By: Jordan Hill (Blunt Scholar, 2016)
- Mandatory Daily Church Services
It will be harder to ditch chapel if your presence is required. You may wonder, What Nazarene punishment can be employed to encourage attendance? Well, by:
- Bringing Back the Death Penalty
Starting with Dee Kelley. Then anyone who falls asleep in chapel. Then the shuttle driver anytime they’re late. Then any worship leader who says “sloppy wet kiss.”
- Reducing PLNU Parking Spots
The Nazarenes sent a clear message by firing Pastor Kelley: BRING BACK THE 1800s! And I agree. By reducing parking spots, we can build more stables since students will soon be riding horses to class (bicycles are too technologically advanced and should be banned).

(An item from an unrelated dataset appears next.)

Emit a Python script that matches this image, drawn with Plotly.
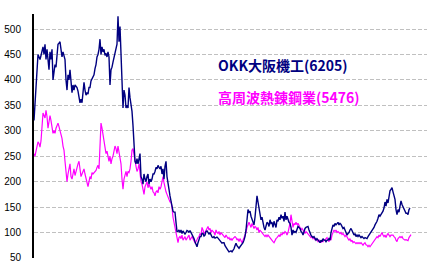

- Building a Statue of Phineas Bresee
A brave hero if there ever was one. Tuition money could be taken from LGBTQ+ students and donated toward a gold replica of the school founder. Additional funding could be raised by ransoming the aforementioned LGBTQ+ students. This is a logical continuation of school policy.
- Banning Literacy
Pastor Kelley was fired for writing an essay but firing him is only a Band-Aid. The real solution is to prevent future Nazarenes from reading entirely. Sunday school could then be taught via oral storytelling, pictures and mime. In fact, shame on me for writing this and being part of the problem. Please use idea #2 on me shortly after publication.